A detailed aeroacoustic analysis of the flow induced by the clearance between the fan tip and the shroud is performed in a scale-model fan stage of an ultrahigh bypass ratio turbofan engine, which was designed to operate at transonic regimes. A wall-modeled large eddy simulation is performed at approach condition, which corresponds to a fully subsonic operating point. The contributions of the tip-gap noise to the total fan noise are investigated using the Ffowcs Williams and Hawkings analogy. The surface is split into two parts: the tip region and the rest of the blade in order to analyze the acoustic contributions of these two regions separately. It is shown that the tip-gap region generates a significant noise component above 2 kHz, which corresponds to approximately 1.2 times the blade passing frequency. Two separate tip-leakage vortices are identified in the vicinity of the fan tip. The dominant noise sources in the tip-gap region are observed at the trailing edge of the fan blade. The wall pressure spectra in the tip-gap region and the coherence of pressure fluctuations between monitor points at different positions show an acoustic contribution of the tip-leakage flow at two different frequency ranges.
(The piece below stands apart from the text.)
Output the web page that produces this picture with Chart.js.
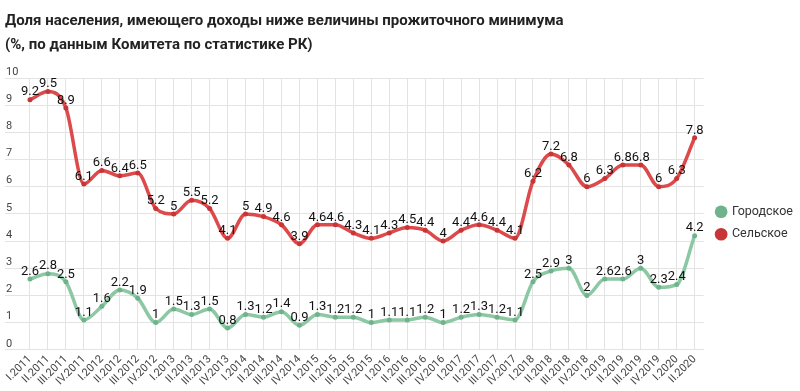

The first range corresponds to medium frequencies between 2 and 9 kHz, and the second range corresponds to high frequencies between 10 and 25 kHz. The analysis of dynamic mode tracking, fluctuating pressure and velocity spectra, and instantaneous flow fields relates specific vortices in the tip-gap flow to their spectral signature and paves the way for further analytical modeling of tip-gap noise sources.